Specs-based(“parallelism_spec”)

Here, parallelization is done at the implementation level rather than the code level. Multiple instances of identical pods (workers) could be spun up to handle the increased work-load requirement. In JSON pipeline spec, either of the two parameters can be set:

constant : fixed number of workers This option is preferred when forecast of resource demand is more accurate, e.g. Subscribed services.
coefficient: multiple of K8s cluster’s size This option is preferred when the resource demand is variable, e.g. Freemium services. “parallelism_spec”: { // Exactly one of these two fields should be set “constant”: int “coefficient”: double

Given that Tyco-like services are based on the subscribers, we can set them as constant and periodically tweaks the number as and when customer base scales up. This will correspond to the constant number of workers per K8s node.

For instance, as the object detection phase(TensorFlow) is the bottleneck process in our pipeline, it makes sense to spin up multiple Pachyderm workers.

Pattern-based

Patterns in data(Glob) are used to partition the responsibility of workers. Each pattern-match is taken as one “atomic datum” and then data is distributed across mathced datums.

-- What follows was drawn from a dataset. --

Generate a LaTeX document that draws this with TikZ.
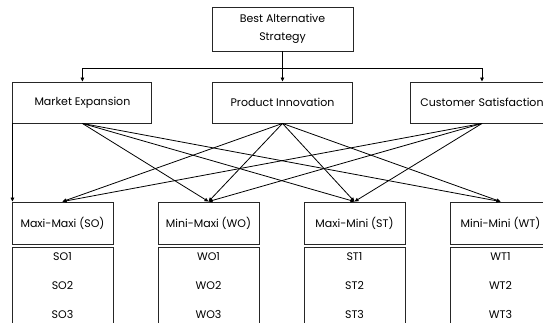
\documentclass[tikz,border=0pt]{standalone}
\usepackage{fontspec}
\setmainfont{Poppins}
\usetikzlibrary{arrows.meta,calc}
\begin{document}
\begin{tikzpicture}[x=1pt,y=-1pt,
  box/.style={draw=black!85,line width=0.9pt,minimum height=41pt,inner sep=2pt,font=\fontsize{11}{17.5}\selectfont,align=center},
  item/.style={font=\fontsize{11}{12}\selectfont,inner sep=0pt},
  conn/.style={line width=0.8pt,-{Triangle[length=4pt,width=3.6pt]}}]
\useasboundingbox (0,0) rectangle (543,322);
\clip (0,0) rectangle (543,322);
% top
\node[box,minimum width=141pt,minimum height=44pt] (top) at (282.5,29) {Best Alternative\\Strategy};
% middle
\node[box,minimum width=139pt] (me) at (82.4,102.5) {Market Expansion};
\node[box,minimum width=140pt] (pi) at (282.5,102.5) {Product Innovation};
\node[box,minimum width=140pt,text width=140pt] (cs) at (482,102.5) {Customer Satisfaction};
% bottom headers
\node[box,minimum width=101pt,minimum height=42pt] (so) at (62.5,223) {Maxi-Maxi (SO)};
\node[box,minimum width=101pt,minimum height=42pt] (wo) at (208.5,223) {Mini-Maxi (WO)};
\node[box,minimum width=101pt,minimum height=42pt] (st) at (354.5,223) {Maxi-Mini (ST)};
\node[box,minimum width=101pt,minimum height=42pt] (wt) at (500.5,223) {Mini-Mini (WT)};
% list boxes
\node[draw=black!85,line width=0.9pt,minimum width=101pt,minimum height=90pt,inner sep=0pt,anchor=north] (sol) at (62.5,246.5) {};
\node[draw=black!85,line width=0.9pt,minimum width=101pt,minimum height=90pt,inner sep=0pt,anchor=north] (wol) at (208.5,246.5) {};
\node[draw=black!85,line width=0.9pt,minimum width=101pt,minimum height=90pt,inner sep=0pt,anchor=north] (stl) at (354.5,246.5) {};
\node[draw=black!85,line width=0.9pt,minimum width=101pt,minimum height=90pt,inner sep=0pt,anchor=north] (wtl) at (500.5,246.5) {};
% items
\node[item] (so1) at (62.5,256.7) {SO1};
\node[item] (so2) at (62.5,285.7) {SO2};
\node[item] (so3) at (62.5,314.3) {SO3};
\node[item] (wo1) at (208.5,256.7) {WO1};
\node[item] (wo2) at (208.5,285.7) {WO2};
\node[item] (wo3) at (208.5,314.3) {WO3};
\node[item] (st1) at (354.5,256.7) {ST1};
\node[item] (st2) at (354.5,285.7) {ST2};
\node[item] (st3) at (354.5,314.3) {ST3};
\node[item] (wt1) at (500.5,256.7) {WT1};
\node[item] (wt2) at (500.5,285.7) {WT2};
\node[item] (wt3) at (500.5,314.3) {WT3};
% top connectors
\coordinate (j) at ($(top.south)+(0,17)$);
\draw[conn] (top.south) -- (pi.north);
\draw[conn] (j) -| (me.north);
\draw[conn] (j) -| (cs.north);
% middle to bottom
\draw[conn] (me.south west) -- (me.south west |- so.north);
\draw[conn] (me.south) -- (wo.north);
\draw[conn] (me.south) -- (st.north);
\draw[conn] (me.south) -- (wt.north);
\draw[conn] (pi.south) -- (so.north);
\draw[conn] (pi.south) -- (wo.north);
\draw[conn] (pi.south) -- (st.north);
\draw[conn] (pi.south) -- (wt.north);
\draw[conn] (cs.south) -- (so.north);
\draw[conn] (cs.south) -- (wo.north);
\draw[conn] (cs.south) -- (st.north);
\end{tikzpicture}
\end{document}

For instance, in our file system example defined in previous post,

/user-deviceid1
  time1.json
  time2.json
/user-deviceid2
  time3.json
  time4.json

the following input JSON section would define the pattern-based paralleization based on the user-deviceid with /*. Two JSONS - time1.json/time2.json would be grouped in one bucket and time3.json/time4.json would be grouped in another bucket and processed in a distributed fashion when inputting from model repo.

"input": {
    "atom": {
        "repo": "model",
        "glob": "/user-device*",
    }
}

More on Distributed Computing aspect in Pachyderm can be found here.

Future Direction/Next Steps

The basic objective of whole series was to help you explore the opportunity of running infrastructure as you would run your application i.e. with more control. With this series, we have described and implemented a data science pipeline based on Tensorflow’s Object Detection model with Docker containers and run by Pachyderm and Kubernetes.Various add-ons that can be included here would involve providing more visibility to business team/end-users with advanced dashboards and notifications. We also briefly touched upon the aspect of including facial-recognition models to distinguish between authorized and unauthorized people. Sky is the limit when more focus can be put on the functionality and less on the infrastructure headaches.

It can also be redesigned to implement your own data pipeline that you have been trying to run manually. The most learning is expected to be in the through understanding of Pipeline Specification and writing your own project’s Dockerfile.

To that end, Daniel Whitnack has provided various examples here which can be further tried-out to get used-to on this. It includes pipeline examples of typical R/Python classification, GPU-enabled distributed training etc.